Am 21.06.2022 reichte sie ein Attest ihres Frauenarztes beim Arbeitsgericht ein, das eine bei ihr am 17.06.2022 festgestellte Schwangerschaft in der „ca. 7 + 1 Schwangerschaftswoche“ bestätigte. Ihr Mutterpass wies als voraussichtlichen Geburtstermin den 02.02.2023 aus. Die Rückrechnung vom 02.02.2023 um 280 Tage ergab den Beginn der Schwangerschaft am 28.04.2022. Die Klägerin war zum Zeitpunkt des Zugangs der Kündigung am 14.05.2022 also schwanger.
Die Arbeitnehmerin vertrat den Standpunkt, die Kündigungsschutzklage sei gemäß § 5 Abs. 1 Satz 2 KSchG nachträglich zuzulassen. Der Arbeitgeber vertrat die Auffassung, die Vorschrift sei nicht einschlägig. Die Arbeitnehmerin habe durch den positiven Test innerhalb der noch laufenden dreiwöchigen Klagefrist des § 4 Satz 1 KSchG Kenntnis von der Schwangerschaft erlangt. Da sie innerhalb der Frist keine Kündigungsschutzklage erhoben habe, sei die Kündigung wegen des Fristablaufs wirksam geworden.

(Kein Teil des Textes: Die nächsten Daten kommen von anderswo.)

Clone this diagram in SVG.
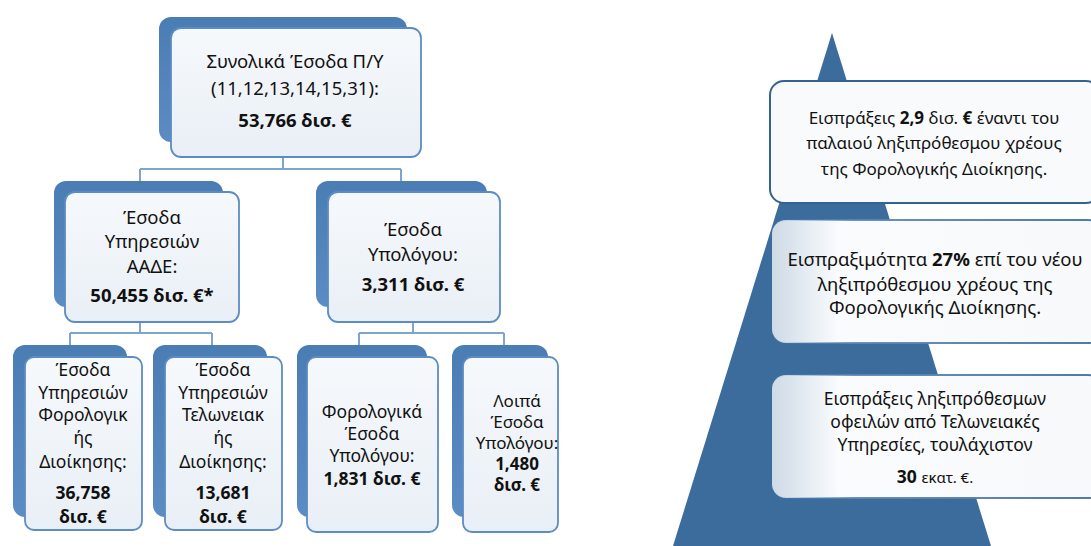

Kenntnis von der Schwangerschaft erst nach frauenärztlicher Untersuchung
Die Kündigung ist nach der Feststellung des Bundesarbeitsgerichts in seinem Urteil vom 03.04.2025 wegen Verstoßes gegen das Kündigungsverbot aus § 17 Abs. 1 Nr. 1 MuSchG unwirksam. Die Versäumung der dreiwöchigen Klagefrist führt nicht gem. § 7 Hs. 1 KSchG zur Rechtswirksamkeit der Kündigung.
Zwar hat die Arbeitnehmerin mit der Klageerhebung am 13.06.2022 die am 07.06.2022 abgelaufene dreiwöchige Klagefrist des § 4 Satz 1 KSchG nicht gewahrt. Diese Frist begann mit dem Zugang des Kündigungsschreibens bei der Arbeitnehmerin zu laufen.
Die verspätet erhobene Klage war jedoch gemäß § 5 Abs. 1 Satz 2 KSchG nachträglich zuzulassen.
Gem. § 5 Abs. 1 KSchG ist eine Kündigungsschutzklage auf Antrag nachträglich zuzulassen, wenn ein Arbeitnehmer nach erfolgter Kündigung trotz Anwendung aller ihm nach Lage der Umstände zuzumutenden Sorgfalt verhindert war, die Klage innerhalb von drei Wochen nach Zugang der schriftlichen Kündigung zu erheben. Das Gleiche gilt, wenn eine Frau von ihrer Schwangerschaft aus einem von ihr nicht zu vertretenden Grund erst nach Ablauf der dreiwöchigen Klagefrist Kenntnis erlangt hat.
Wie das Bundesarbeitsgericht entschieden hat, hat die betroffene Arbeitnehmerin aus einem von ihr nicht zu vertretenden Grund erst mit der frühestmöglichen frauenärztlichen Untersuchung am 17.06.2022 positive Kenntnis davon erlangt, dass sie bei Zugang der Kündigung am 14.05.2022 schwanger war. Der etwas mehr als zwei Wochen nach Erhalt der Kündigung von ihr selbst zuhause durchgeführte Schwangerschaftstest vom 29.05.2022 konnte ihr diese Kenntnis im Sinne des § 5 Abs. 1 Satz 2 KSchG nicht vermitteln.